Por Gilberto de Souza – do Rio de Janeiro
O elo forjado em titânio entre o alto oficialato das Forças Armadas e a garantia do Estado democrático, atualmente, significa a diferença entre uma aventura golpista por parte da ultradireita e a manutenção do governo legalmente constituído, mais de centro do que de esquerda, da presidenta Dilma Rousseff. Ainda assim, é a velha exploração do trabalhador que assegura a firme ligação entre comandantes militares, os principais líderes do empresariado e as forças políticas que obedecem à linha de Washington. Esse conjunto de interesses conserva intacto, por enquanto, o selo de uma intervenção armada no possível conflito civil que resultaria do golpe de Estado articulado no Congresso, com apoio nem tão velado assim de parcelas substantivas do Judiciário.
No arcabouço da crise política instalada após as eleições, ano passado, pela birra da parcela mais conservadora da população – iludida pela mídia cartelizada e submissa àqueles mesmos tenentes do capitalismo que se relacionam tão bem com generais e similares – ao não aceitar o resultado das urnas, reside a imposição de uma reforma fiscal que restaure o lucro dos investidores e garanta a continuidade dos contratos leoninos, ora em vigor. Havia uma pequena chance, até o início deste ano, de o Brasil, com apoio dos BRICS, incentivar a criação de uma nova estrutura financeira mundial. A aproximação de Dilma aos interesses de Wall Street, declarada na recente visita da presidenta ao colega yankee, no entanto, ajudou a esfriar o movimento do grupo afligido por instabilidades nas fronteiras da Rússia e ajustes sensíveis na economia chinesa.
Parece crível que a retomada nas relações com os EUA seja um passo estratégico da presidenta Dilma para o contorno das dificuldades em lidar com a direita nacional. O afago do Planalto à Casa Branca significou um argumento a menos na lista de motivos que levaram o Tea Party tupiniquim a pedir o fim do governo petista, sob a alegação de que o comunismo o havia tomado de assalto. Trata-se de uma decisão que custará aos trabalhadores mais suor e lágrimas, mas serve para reduzir bastante a pressão interna, exercida por hordas de entreguistas e pusilânimes em geral.
Desde Março deste ano, quando descontentes de indistintos matizes ganharam as ruas, meio sem rumo, vestidos de verdeamarelo, a política do Planalto foi na direção de acalmar os ânimos da matriz, em Nova York, e da filial, na Avenida Paulista. Aparentemente, conseguiu.

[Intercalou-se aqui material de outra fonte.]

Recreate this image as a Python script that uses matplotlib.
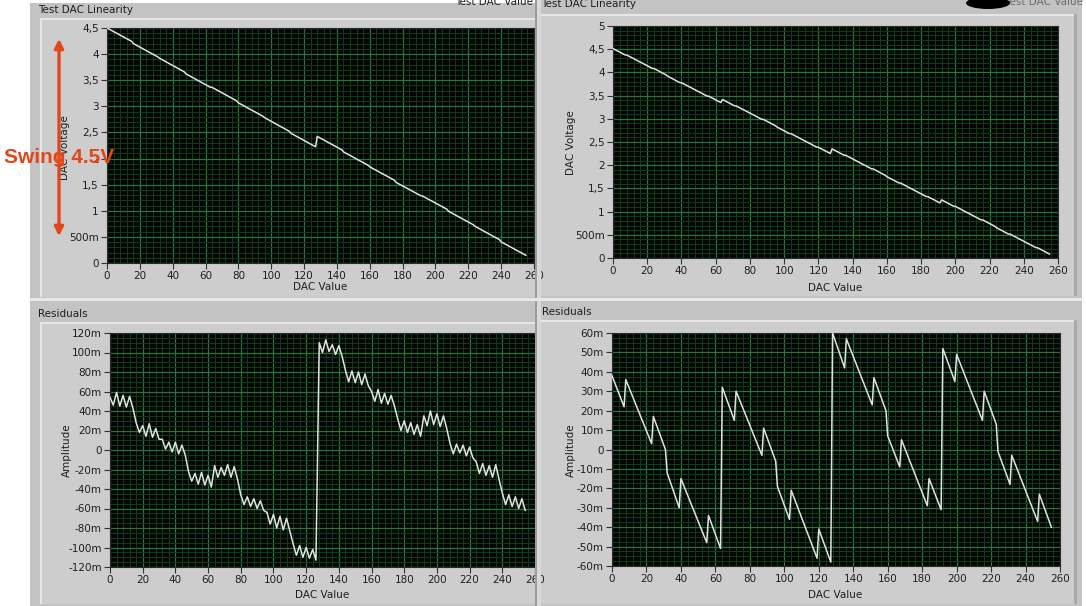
import matplotlib
matplotlib.use("Agg")
import matplotlib.pyplot as plt
from matplotlib.patches import Rectangle, FancyArrowPatch, Ellipse
from matplotlib.ticker import FixedLocator, MultipleLocator

W, H = 1086, 606

# ---------------- data ----------------
# left DAC: output voltage at the codes where the staircase breaks
lin1_code = [0, 15, 16, 31, 32, 47, 48, 63, 64, 79, 80, 95, 96, 111, 112, 127,
             128, 143, 144, 159, 160, 175, 176, 191, 192, 207, 208, 223, 224, 239, 240, 255]
lin1_volt = [4.500, 4.244, 4.203, 3.945, 3.921, 3.661, 3.623, 3.364,
             3.363, 3.104, 3.067, 2.809, 2.782, 2.522, 2.484, 2.226,
             2.424, 2.167, 2.128, 1.871, 1.842, 1.585, 1.544, 1.289,
             1.284, 1.029, 0.989, 0.733, 0.704, 0.446, 0.405, 0.148]

# left DAC: residuals (mV), every second code 0..254
res1_code = list(range(0, 256, 2))
res1_mv = [54, 46, 59, 45, 56, 44, 55, 43,
           28, 18, 25, 14, 27, 13, 22, 11,
           11, 1, 8, -2, 8, -4, 5, -5,
           -22, -32, -24, -35, -23, -36, -26, -38,
           -16, -28, -18, -26, -15, -28, -17, -30,
           -46, -56, -48, -58, -50, -60, -52, -62,
           -64, -76, -66, -80, -68, -82, -70, -83,
           -96, -108, -98, -110, -100, -111, -102, -113,
           110, 100, 113, 101, 108, 98, 107, 96,
           82, 70, 81, 69, 80, 67, 78, 66,
           60, 50, 62, 48, 58, 47, 56, 45,
           32, 20, 30, 18, 28, 16, 26, 14,
           35, 25, 40, 26, 37, 24, 35, 22,
           7, -4, 6, -3, 5, -6, 3, -8,
           -12, -24, -14, -26, -16, -28, -15, -30,
           -44, -56, -46, -58, -48, -60, -50, -62]

# right DAC: break points (code, voltage, residual in mV)
lin2_code = [0, 7, 8, 23, 24, 31, 32, 39, 40, 55, 56, 63,
             64, 71, 72, 87, 88, 95, 96, 103, 104, 119, 120, 127,
             128, 135, 136, 151, 152, 159, 160, 167, 168, 183, 184, 191,
             192, 199, 200, 215, 216, 223, 224, 231, 232, 247, 248, 255]
lin2_volt = [4.513, 4.378, 4.375, 4.086, 4.083, 3.946, 3.917, 3.780, 3.778, 3.489, 3.486, 3.350,
             3.416, 3.279, 3.277, 2.988, 2.985, 2.849, 2.819, 2.682, 2.680, 2.390, 2.387, 2.251,
             2.352, 2.215, 2.213, 1.923, 1.920, 1.783, 1.753, 1.618, 1.615, 1.325, 1.322, 1.187,
             1.252, 1.116, 1.113, 0.823, 0.821, 0.685, 0.654, 0.517, 0.515, 0.225, 0.222, 0.086]
res2_mv = [38, 22, 36, 3, 17, 0, -12, -30, -15, -48, -34, -51,
           32, 15, 30, -3, 11, -6, -19, -36, -21, -56, -41, -58,
           60, 42, 57, 23, 37, 20, 7, -9, 5, -29, -15, -31,
           52, 35, 49, 15, 30, 13, -1, -18, -3, -37, -23, -40]

x_ticks = list(range(0, 261, 20))
v1_ticks = [0, 0.5, 1, 1.5, 2, 2.5, 3, 3.5, 4, 4.5]
v1_labels = ['0', '500m', '1', '1,5', '2', '2,5', '3', '3,5', '4', '4,5']
v2_ticks = v1_ticks + [5]
v2_labels = v1_labels + ['5']
r1_ticks = list(range(-120, 121, 20))
r1_labels = [('%dm' % t) if t != 0 else '0' for t in r1_ticks]
r2_ticks = list(range(-60, 61, 10))
r2_labels = [('%dm' % t) if t != 0 else '0' for t in r2_ticks]

# ---------------- drawing ----------------
fig = plt.figure(figsize=(W / 100, H / 100), dpi=100)
fig.patch.set_facecolor('white')


def box(x0, y0, x1, y1, color, z=-5):
    r = Rectangle((x0 / W, 1 - y1 / H), (x1 - x0) / W, (y1 - y0) / H,
                  transform=fig.transFigure, facecolor=color, edgecolor='none', zorder=z)
    fig.add_artist(r)


def label(x, y, s, **kw):
    kw.setdefault('color', '#1e1e1e')
    fig.text(x / W, 1 - y / H, s, fontsize=7.5, **kw)


def graph(l, t, r, b, xs, ys, ylim, yt, yl, xminor, yminor):
    ax = fig.add_axes([l / W, 1 - b / H, (r - l) / W, (b - t) / H])
    ax.set_facecolor('#010402')
    ax.set_xlim(0, 260)
    ax.set_ylim(*ylim)
    ax.xaxis.set_major_locator(FixedLocator(x_ticks))
    ax.set_xticklabels([str(v) for v in x_ticks])
    ax.yaxis.set_major_locator(FixedLocator(yt))
    ax.set_yticklabels(yl)
    ax.xaxis.set_minor_locator(MultipleLocator(xminor))
    ax.yaxis.set_minor_locator(MultipleLocator(yminor))
    ax.set_axisbelow(True)
    ax.grid(which='minor', color='#113d19', lw=0.7)
    ax.grid(which='major', color='#24773a', lw=0.9)
    ax.tick_params(which='major', direction='out', length=4, width=0.8, color='#333333',
                   labelsize=7.5, labelcolor='#1e1e1e', pad=2)
    ax.tick_params(which='minor', length=0)
    for s in ax.spines.values():
        s.set_color('#2a2a2a')
        s.set_linewidth(0.8)
    ax.plot(xs, ys, color='#e2e2e2', lw=1.1, zorder=3)
    return ax


# panel backgrounds
box(30, 3, 536, 298, '#c3c3c3')
box(40, 18, 536, 297, '#cdcdcd')
box(40, 18, 536, 20, '#e6e6e6')
box(40, 18, 42, 297, '#e6e6e6')
box(536, 0, 1082, 298, '#c3c3c3')
box(538, 14, 1077, 296, '#cdcdcd')
box(538, 14, 1077, 16, '#e6e6e6')
box(1074, 14, 1077, 296, '#a9a9a9')
box(30, 301, 536, 606, '#c3c3c3')
box(40, 322, 536, 604, '#cdcdcd')
box(40, 322, 536, 324, '#e6e6e6')
box(40, 322, 42, 604, '#e6e6e6')
box(536, 301, 1082, 606, '#c3c3c3')
box(538, 320, 1077, 604, '#cdcdcd')
box(538, 320, 1077, 322, '#e6e6e6')
box(1074, 320, 1077, 604, '#a9a9a9')

graph(107, 28, 534, 263, lin1_code, lin1_volt, (0, 4.5), v1_ticks, v1_labels, 4, 0.1)
graph(613, 26, 1058, 258, lin2_code, lin2_volt, (0, 5), v2_ticks, v2_labels, 4, 0.1)
graph(110, 333, 535, 567, res1_code, res1_mv, (-120, 120), r1_ticks, r1_labels, 4, 5)
graph(612, 333, 1060, 566, lin2_code, res2_mv, (-60, 60), r2_ticks, r2_labels, 4, 2.5)

# strip between the two screenshots (cuts the "260" of the left graphs)
box(535, 0, 541, 606, '#d9d9d9', z=4)
box(535, 0, 537, 606, '#9c9c9c', z=4)
box(30, 298, 536, 301, '#e8e8e8', z=4)
box(536, 298, 1082, 301, '#e8e8e8', z=4)

# titles and axis names (the ones on the top edge are cut in the screenshot too)
label(38, 10, 'Test DAC Linearity', va='center')
label(541, 4, 'Test DAC Linearity', va='center')
label(455, 2, 'Test DAC Value', va='center')
label(1005, 2, 'Test DAC Value', va='center', color='#6a6a6a')
fig.add_artist(Ellipse((988 / W, 1 - 3 / H), 44 / W, 12 / H, transform=fig.transFigure,
                       facecolor='black', zorder=6))
label(38, 314, 'Residuals', va='center')
label(542, 312, 'Residuals', va='center')
label(320, 287, 'DAC Value', ha='center', va='center')
label(835, 288, 'DAC Value', ha='center', va='center')
label(322, 595, 'DAC Value', ha='center', va='center')
label(835, 595, 'DAC Value', ha='center', va='center')
label(65, 148, 'DAC Voltage', ha='center', va='center', rotation=90)
label(571, 143, 'DAC Voltage', ha='center', va='center', rotation=90)
label(67, 450, 'Amplitude', ha='center', va='center', rotation=90)
label(571, 450, 'Amplitude', ha='center', va='center', rotation=90)

# annotation on the left
orange = '#e2461b'
fig.add_artist(FancyArrowPatch((59 / W, 1 - 36 / H), (59 / W, 1 - 239 / H), transform=fig.transFigure,
                               arrowstyle='<|-|>', mutation_scale=13, color=orange, lw=2.4, zorder=10))
fig.text(4 / W, 1 - 157 / H, 'Swing 4.5V', fontsize=15, fontweight='bold', color=orange,
         family='Liberation Sans', ha='left', va='center', zorder=11)

fig.savefig('out.png', dpi=100)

Os donos dos principais bancos do país, que sustentam abertamente a oposição, foram os últimos a declarar apoio ao sistema democrático, em sinal claro de uma trégua, ainda que frágil, na luta contra o avanço das forças populares. E a esquerda brasileira, que agora parece ter percebido o risco de um grave retrocesso histórico, voltou a ganhar as ruas, a exemplo das manifestações do último dia 20.
Com a desarticulação dos principais movimentos de extrema direita, começa a minguar o esforço além da conta daqueles que pregam o impedimento da presidenta. No domingo passado, o que se viu foi o espetáculo medonho de uma elite branca, rica e fascista, espumando de ódio contra a maioria absoluta dos trabalhadores, estudantes e militantes dos movimentos sociais brasileiros. Mesmo as TVs, revistas e jornais que servem para embrulhar ‘coxinhas’, embora ainda contem com um fôlego extra no beneplácito da publicidade estatal, afundam nas ondas cada vez maiores do tsunami em que se transformou a internet, com desemprego em massa nas redações.
De volta aos quartéis, o elo entre o aço dos fuzis e a singeleza do voto é elaborado em metal leve, durável, resistente à corrosão. Difícil quebrá-lo. Traduz-se no compromisso da nata em manter o comando da tropa, configurada segundo os mandamentos militares que asseguram ao empresariado a perenidade do sistema capitalista, a sacrossanta propriedade privada, a solidez dos lucros e a manutenção da paz entre os explorados.
Ocorre, porém, que uma pequena impureza na forja, mínima que seja, será suficiente para enfraquecer a ligação entre a caserna e os donos da riqueza. Basta a faísca da cidadania para minar essa corrente de comando; um micrograma que seja do carbono encontrado nas faixas e bandeiras erguidas por um país liberto do domínio imperialista, com terra para quem nela trabalha e liberdade ao desenvolvimento de uma pátria justa e soberana.
Gilberto de Souza é jornalista, editor-chefe do Correio do Brasil.